Carlos Aguilar, who is listed in city records as an officer of the company that owns Chaos, could not be reached for comment. The club’s attorney, Michael Fonseca, said the lease for the basement space at 1603 17th Street, N.W., where Chaos operated, expired at the end of February and the club decided not to renew it.

Cynthia Simms, a spokesperson for the city’s Alcoholic Beverage Control Board, said that although Chaos’s liquor license was under challenge, neither the board nor another city agency forced the club to close.

“They just turned in their license,” Simms said.

Earlier this month, Aguilar told long-time customers and a number of the entertainers who regularly performed drag shows at Chaos that the ABC Board informed him that he could not offer live entertainment unless he obtained a change in his liquor license known as an “entertainment endorsement.”

Aguilar said he was scrambling to apply for the change but worried that the pending protest against his license would delay the process. He told customers that business had dropped significantly after the city barred him from offering entertainment and he did not know whether he would be able to stay in business much longer.

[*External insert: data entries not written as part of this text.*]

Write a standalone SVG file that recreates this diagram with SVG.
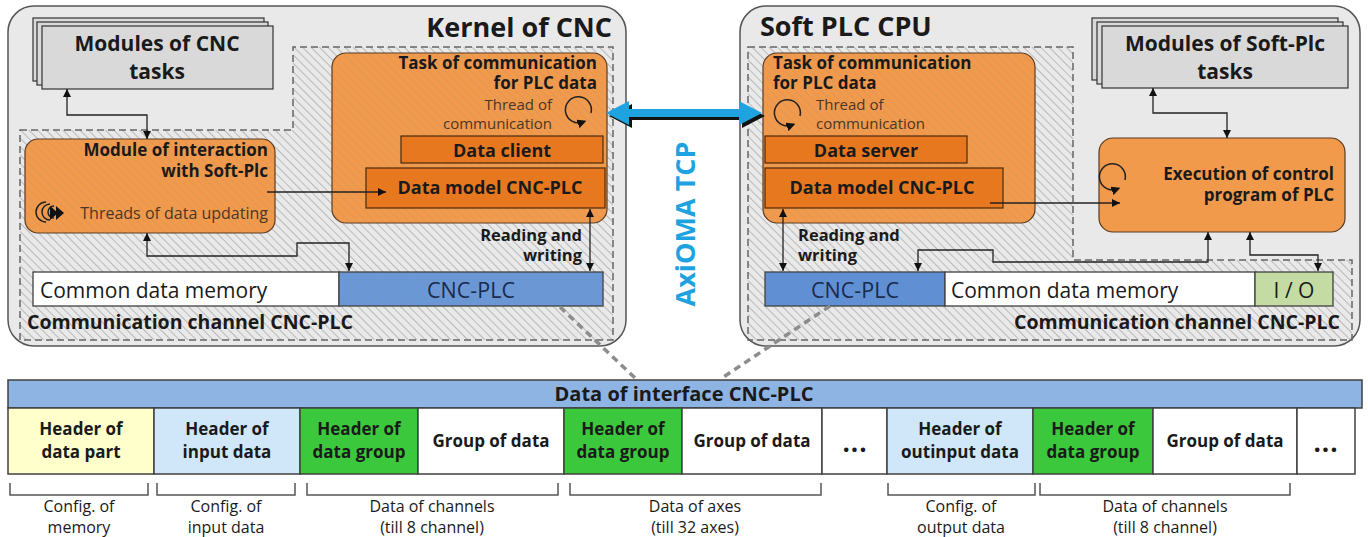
<svg xmlns="http://www.w3.org/2000/svg" width="1368" height="537" viewBox="0 0 1368 537">
<defs>
<style>
text{font-family:"Open Sans","Liberation Sans",sans-serif;fill:#1a1a1a}
.b{font-weight:bold}
.panel{fill:#e9e9e9;stroke:#555;stroke-width:1.5}
.dash{fill:none;stroke:#666;stroke-width:1.5;stroke-dasharray:7 4}
.org{fill:#f29a4c;stroke:#5a3a20;stroke-width:1.2}
.org2{fill:#e8781f;stroke:#4a2a10;stroke-width:1.2}
.mod{fill:#d9d9d9;stroke:#333;stroke-width:1.2}
.hat{fill:url(#hatch)}
.con{fill:none;stroke:#222;stroke-width:1.3}
.cell{stroke:#404040;stroke-width:1.5}
.brk{fill:none;stroke:#555;stroke-width:1.5}
.thr{fill:#4a3626}
.gd{fill:none;stroke:#8c8c8c;stroke-width:3.5;stroke-dasharray:7 5}
.t18{font-size:17px}
</style>
<pattern id="hatch" patternUnits="userSpaceOnUse" width="6" height="6" patternTransform="rotate(-45)">
<line x1="0" y1="0" x2="0" y2="6" stroke="#8a8a8a" stroke-width="1"/>
</pattern>
<marker id="ah" viewBox="0 0 10 10" refX="10" refY="5" markerWidth="9" markerHeight="8" markerUnits="userSpaceOnUse" orient="auto-start-reverse"><path d="M0,0 L10,5 L0,10 z" fill="#111"/></marker>
<marker id="ahs" viewBox="0 0 10 10" refX="6" refY="5" markerWidth="9" markerHeight="9" markerUnits="userSpaceOnUse" orient="auto"><path d="M0,0 L10,5 L0,10 z" fill="#111"/></marker>
</defs>
<rect width="1368" height="537" fill="#fff"/>

<!-- Left panel -->
<g id="kernel">
<rect class="panel" x="8" y="6" width="618" height="340" rx="26"/>
<path class="hat" d="M20,130 H293 V47 H613 V340 H20 Z"/>
<path class="dash" d="M20,130 H293 V47 H613 V340 H20 Z"/>
<text class="b" x="612" y="37" font-size="27" text-anchor="end">Kernel of CNC</text>
</g>
<g id="modules-cnc">
<rect class="mod" x="33" y="18" width="231" height="63"/>
<rect class="mod" x="37" y="22" width="231" height="63"/>
<rect class="mod" x="42" y="26" width="231" height="63"/>
<text class="b" x="157" y="51" font-size="21" text-anchor="middle">Modules of CNC</text>
<text class="b" x="157" y="79" font-size="21" text-anchor="middle">tasks</text>
</g>
<g id="module-interaction">
<rect class="org" x="25" y="139" width="250" height="94" rx="13"/>
<rect class="hat" x="25" y="139" width="250" height="94" rx="13" opacity="0.35"/>
<text class="b t18" x="268" y="156" text-anchor="end">Module of interaction</text>
<text class="b t18" x="268" y="177" text-anchor="end">with Soft-Plc</text>
<text class="thr" x="268" y="219" font-size="16" text-anchor="end">Threads of data updating</text>
<path d="M46,202 A10,10 0 0 0 46,222 M50,204 A8,8 0 0 0 50,220 M54,206 A6,6 0 0 0 54,218" fill="none" stroke="#222" stroke-width="1.5"/>
<path d="M50,206 L58,213 L50,220 Z M56,206 L64,213 L56,220 Z" fill="#111"/>
</g>
<g id="task-comm-cnc">
<rect class="org" x="332" y="53" width="275" height="170" rx="14"/>
<rect class="hat" x="332" y="53" width="275" height="170" rx="14" opacity="0.35"/>
<text class="b t18" x="597" y="69" text-anchor="end">Task of communication</text>
<text class="b t18" x="597" y="89" text-anchor="end">for PLC data</text>
<text class="thr" x="552" y="110" font-size="15" text-anchor="end">Thread of</text>
<text class="thr" x="552" y="129" font-size="15" text-anchor="end">communication</text>
<path d="M591,113 A13,13 0 1 0 583,122" fill="none" stroke="#222" stroke-width="1.5" marker-end="url(#ahs)"/>
</g>
<g id="data-client">
<rect class="org2" x="401" y="136" width="202" height="27"/>
<text class="b" x="502" y="157" font-size="18" text-anchor="middle">Data client</text>
</g>
<g id="data-model-cnc">
<rect class="org2" x="366" y="168" width="239" height="40"/>
<text class="b" x="490" y="194" font-size="18" text-anchor="middle">Data model CNC-PLC</text>
</g>
<g id="mem-cnc">
<rect x="33" y="272" width="306" height="34" fill="#fff" stroke="#404040" stroke-width="1.3"/>
<text x="40" y="298" font-size="21">Common data memory</text>
<rect x="339" y="272" width="264" height="34" fill="#6a98d6" stroke="#404040" stroke-width="1.3"/>
<rect class="hat" x="339" y="272" width="264" height="34" opacity="0.3"/>
<text x="471" y="298" font-size="21.5" text-anchor="middle" style="fill:#1a2a4a">CNC-PLC</text>
<text class="b" x="27" y="329" font-size="19.5">Communication channel CNC-PLC</text>
</g>
<text class="b" x="582" y="241" font-size="16.5" text-anchor="end">Reading and</text>
<text class="b" x="582" y="261" font-size="16.5" text-anchor="end">writing</text>

<!-- Right panel -->
<g id="softplc">
<rect class="panel" x="740" y="6" width="620" height="340" rx="26"/>
<path class="hat" d="M748,47 H1073 V260 H1352 V340 H748 Z"/>
<path class="dash" d="M748,47 H1073 V260 H1352 V340 H748 Z"/>
<text class="b" x="760" y="36" font-size="27">Soft PLC CPU</text>
</g>
<g id="modules-plc">
<rect class="mod" x="1092" y="18" width="246" height="62"/>
<rect class="mod" x="1097" y="22" width="246" height="62"/>
<rect class="mod" x="1102" y="26" width="246" height="62"/>
<text class="b" x="1225" y="51" font-size="21" text-anchor="middle">Modules of Soft-Plc</text>
<text class="b" x="1225" y="79" font-size="21" text-anchor="middle">tasks</text>
</g>
<g id="task-comm-plc">
<rect class="org" x="763" y="53" width="272" height="170" rx="14"/>
<rect class="hat" x="763" y="53" width="272" height="170" rx="14" opacity="0.35"/>
<text class="b t18" x="773" y="69">Task of communication</text>
<text class="b t18" x="773" y="89">for PLC data</text>
<text class="thr" x="816" y="110" font-size="15">Thread of</text>
<text class="thr" x="816" y="129" font-size="15">communication</text>
<path d="M800,116 A13,13 0 1 0 792,125" fill="none" stroke="#222" stroke-width="1.5" marker-end="url(#ahs)"/>
</g>
<g id="data-server">
<rect class="org2" x="765" y="136" width="202" height="27"/>
<text class="b" x="866" y="157" font-size="18" text-anchor="middle">Data server</text>
</g>
<g id="data-model-plc">
<rect class="org2" x="765" y="168" width="238" height="40"/>
<text class="b" x="882" y="194" font-size="18" text-anchor="middle">Data model CNC-PLC</text>
</g>
<g id="execution">
<rect class="org" x="1099" y="138" width="246" height="94" rx="14"/>
<text class="b t18" x="1334" y="180" text-anchor="end">Execution of control</text>
<text class="b t18" x="1334" y="201" text-anchor="end">program of PLC</text>
<path d="M1125,180 A13,13 0 1 0 1117,189" fill="none" stroke="#222" stroke-width="1.5" marker-end="url(#ahs)"/>
</g>
<g id="mem-plc">
<rect x="765" y="272" width="180" height="34" fill="#5f90d6" stroke="#404040" stroke-width="1.3"/>
<rect class="hat" x="765" y="272" width="180" height="34" opacity="0.3"/>
<text x="855" y="298" font-size="21.5" text-anchor="middle" style="fill:#1a2a4a">CNC-PLC</text>
<rect x="945" y="272" width="310" height="34" fill="#fff" stroke="#404040" stroke-width="1.3"/>
<text x="951" y="298" font-size="21">Common data memory</text>
<rect x="1255" y="272" width="78" height="34" fill="#c4dca4" stroke="#404040" stroke-width="1.3"/>
<text x="1294" y="298" font-size="21" text-anchor="middle">I / O</text>
<text class="b" x="1340" y="329" font-size="19.5" text-anchor="end">Communication channel CNC-PLC</text>
</g>
<text class="b" x="798" y="241" font-size="16.5">Reading and</text>
<text class="b" x="798" y="261" font-size="16.5">writing</text>

<!-- TCP -->
<g id="tcp">
<polygon points="609,116 632,104 632,112 742,112 742,104 765,116 742,128 742,120 632,120 632,128" fill="#111"/>
<polygon points="606,113 629,101 629,109 739,109 739,101 762,113 739,125 739,117 629,117 629,125" fill="#1fa3e0"/>
<text class="b" x="0" y="0" font-size="27" text-anchor="middle" transform="translate(695,224) rotate(-90)" style="fill:#1fa3e0">AxiOMA TCP</text>
</g>

<!-- Connectors -->
<g id="connectors">
<path class="con" d="M67,89 V115 H147 V139" marker-start="url(#ah)" marker-end="url(#ah)"/>
<path class="con" d="M147,233 V256 H297 V243 H349 V271" marker-start="url(#ah)" marker-end="url(#ah)"/>
<path class="con" d="M267,192 H386" marker-end="url(#ah)"/>
<path class="con" d="M590,209 V271" marker-start="url(#ah)" marker-end="url(#ah)"/>
<path class="con" d="M783,209 V271" marker-start="url(#ah)" marker-end="url(#ah)"/>
<path class="con" d="M990,203 H1120" marker-end="url(#ah)"/>
<path class="con" d="M1153,88 V113 H1227 V138" marker-start="url(#ah)" marker-end="url(#ah)"/>
<path class="con" d="M918,271 V250 H993 V262 H1208 V232" marker-start="url(#ah)" marker-end="url(#ah)"/>
<path class="con" d="M1250,232 V255 H1318 V271" marker-start="url(#ah)" marker-end="url(#ah)"/>
<path class="gd" d="M560,307 L635,378"/>
<path class="gd" d="M830,306 L722,378"/>
</g>

<!-- Data table -->
<g id="interface-header">
<rect x="8" y="380" width="1354" height="28" fill="#8db4e2" stroke="#404040" stroke-width="1.5"/>
<text class="b" x="684" y="401" font-size="20" text-anchor="middle">Data of interface CNC-PLC</text>
</g>
<g id="cells">
<rect class="cell" x="8" y="408" width="146" height="66" fill="#ffffcc"/>
<rect class="cell" x="154" y="408" width="146" height="66" fill="#cfe7f8"/>
<rect class="cell" x="300" y="408" width="118" height="66" fill="#3cc83c"/>
<rect class="cell" x="418" y="408" width="146" height="66" fill="#fff"/>
<rect class="cell" x="564" y="408" width="118" height="66" fill="#3cc83c"/>
<rect class="cell" x="682" y="408" width="140" height="66" fill="#fff"/>
<rect class="cell" x="822" y="408" width="65" height="66" fill="#fff"/>
<rect class="cell" x="887" y="408" width="146" height="66" fill="#cfe7f8"/>
<rect class="cell" x="1033" y="408" width="120" height="66" fill="#3cc83c"/>
<rect class="cell" x="1153" y="408" width="144" height="66" fill="#fff"/>
<rect class="cell" x="1297" y="408" width="58" height="66" fill="#fff"/>
<g class="b t18" text-anchor="middle">
<text x="81" y="435">Header of</text><text x="81" y="458">data part</text>
<text x="227" y="435">Header of</text><text x="227" y="458">input data</text>
<text x="359" y="435">Header of</text><text x="359" y="458">data group</text>
<text x="491" y="447">Group of data</text>
<text x="623" y="435">Header of</text><text x="623" y="458">data group</text>
<text x="752" y="447">Group of data</text>
<text x="855" y="452" font-size="26" letter-spacing="1">...</text>
<text x="960" y="435">Header of</text><text x="960" y="458">outinput data</text>
<text x="1093" y="435">Header of</text><text x="1093" y="458">data group</text>
<text x="1225" y="447">Group of data</text>
<text x="1326" y="452" font-size="26" letter-spacing="1">...</text>
</g>
</g>
<g id="brackets">
<path class="brk" d="M10,483 V495 H148 V483 M157,483 V495 H295 V483 M307,483 V495 H558 V483 M570,483 V495 H821 V483 M888,483 V495 H1035 V483 M1040,483 V495 H1290 V483"/>
<g font-size="16" text-anchor="middle">
<text x="79" y="512">Config. of</text><text x="79" y="533">memory</text>
<text x="226" y="512">Config. of</text><text x="226" y="533">input data</text>
<text x="432" y="512">Data of channels</text><text x="432" y="533">(till 8 channel)</text>
<text x="695" y="512">Data of axes</text><text x="695" y="533">(till 32 axes)</text>
<text x="961" y="512">Config. of</text><text x="961" y="533">output data</text>
<text x="1165" y="512">Data of channels</text><text x="1165" y="533">(till 8 channel)</text>
</g>
</g>
</svg>
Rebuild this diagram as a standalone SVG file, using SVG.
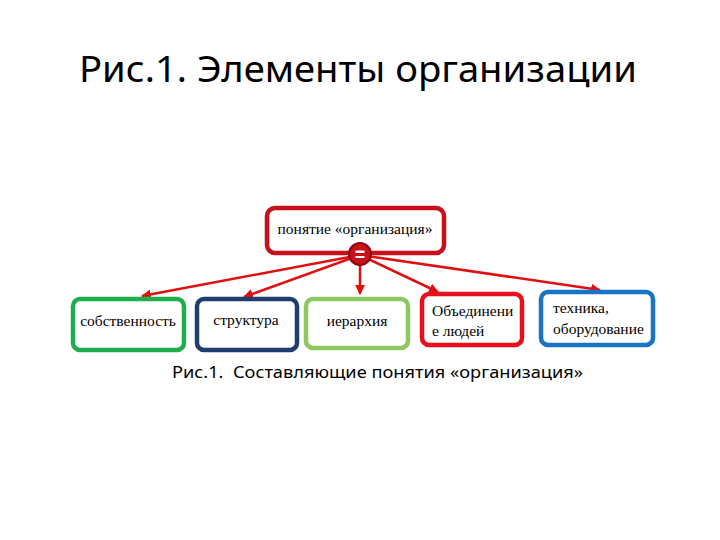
<svg xmlns="http://www.w3.org/2000/svg" width="720" height="540" viewBox="0 0 720 540">
<defs>
<style>
.title{font-family:"Noto Sans","Open Sans",sans-serif;font-size:37px;fill:#000}
.cap{font-family:"Noto Sans","Open Sans",sans-serif;font-size:17px;fill:#000}
.t{font-family:"Liberation Serif",serif;font-size:15.5px;fill:#000}
.box{fill:#fff;stroke-width:4.5}
.conn{stroke:#e01010;stroke-width:2.5;fill:none;marker-end:url(#ah)}
</style>
<marker id="ah" viewBox="0 0 10 10" refX="9" refY="5" markerWidth="4" markerHeight="4" orient="auto" markerUnits="strokeWidth">
<path d="M0,0 L10,5 L0,10 z" fill="#e01010"/>
</marker>
</defs>
<rect width="720" height="540" fill="#fff"/>
<text class="title" x="358" y="82" text-anchor="middle" textLength="558" lengthAdjust="spacingAndGlyphs">Рис.1. Элементы организации</text>

<g id="connectors">
<line class="conn" x1="360" y1="255" x2="142" y2="296"/>
<line class="conn" x1="360" y1="255" x2="244" y2="297"/>
<line class="conn" x1="360" y1="255" x2="360" y2="294"/>
<line class="conn" x1="360" y1="255" x2="438" y2="292"/>
<line class="conn" x1="360" y1="255" x2="600" y2="290"/>
</g>

<g id="n0">
<rect class="box" x="267" y="208" width="177" height="45" rx="8" stroke="#c8101a" stroke-width="5.5"/>
<text class="t" x="355" y="234" text-anchor="middle">понятие «организация»</text>
</g>
<g id="hub">
<circle cx="360" cy="254" r="11" fill="#c8101a" stroke="#900010" stroke-width="2"/>
<rect x="355.5" y="250.5" width="9" height="2.5" fill="#fff"/>
<rect x="355.5" y="256" width="9" height="2" fill="#fff"/>
</g>
<g id="n1">
<rect class="box" x="73" y="299" width="111" height="51" rx="7" stroke="#1fae4e"/>
<text class="t" x="128" y="326" text-anchor="middle">собственность</text>
</g>
<g id="n2">
<rect class="box" x="197" y="299" width="100" height="51" rx="7" stroke="#1f3d6e"/>
<text class="t" x="246" y="325" text-anchor="middle">структура</text>
</g>
<g id="n3">
<rect class="box" x="306" y="299" width="102" height="49" rx="7" stroke="#8dc860"/>
<text class="t" x="357" y="326" text-anchor="middle">иерархия</text>
</g>
<g id="n4">
<rect class="box" x="422" y="294" width="100" height="51" rx="7" stroke="#e8101a" stroke-width="5.5"/>
<text class="t" x="432" y="316">Объединени</text>
<text class="t" x="432" y="336">е людей</text>
</g>
<g id="n5">
<rect class="box" x="541" y="292" width="112" height="53" rx="7" stroke="#1a74c4"/>
<text class="t" x="553" y="313">техника,</text>
<text class="t" x="553" y="334">оборудование</text>
</g>

<text class="cap" x="172" y="378" xml:space="preserve" textLength="411" lengthAdjust="spacingAndGlyphs">Рис.1.  Составляющие понятия «организация»</text>
</svg>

Rob Halligan, president of the Dupont Circle Citizens Association, said the group’s aim was to force Chaos to comply with city laws and regulations pertaining to noise and entertainment.

“We never wanted to close it down,” he said.

Halligan said DCCA members as well as members of the Dupont Circle Advisory Neighborhood Commission said the entertainment endorsement requirement was well known among restaurant owners in the area. Aguilar told Metro Weekly magazine that city regulators never informed him about the requirement.

Halligan and others who challenged the Chaos license said it was obvious to them that the club was never in compliance with a separate city regulation calling for restaurants to generate at least 45 percent of their revenue from the sale of food. In early February, at the prodding of neighborhood activists, the ABC Board conducted an audit of Chaos’ sales receipts and determined it was not in compliance with the 45 percent food requirement. That development most likely would have added fuel to the liquor license challenges filed by the DCCA and the 17 residents, people familiar with Chaos said.

One person familiar with the city’s liquor license procedures said Aguilar could have done more.

“You have to work with the neighborhood people ... Carlos never did that.”

D.C. gay nightlife advocate Mark Lee, who often is at odds with the DCCA and the Dupont Circle ANC, said the Chaos closing could be a harbinger of more nightlife business closings on 17th Street. He noted that other businesses have recently closed on the street, leaving several vacant storefront buildings.

“I find it interesting that the DCCA is saying it never wanted Chaos to close,” said Lee. “But they continued to protest its license and continued to create hurdles that made it difficult to stay in business.”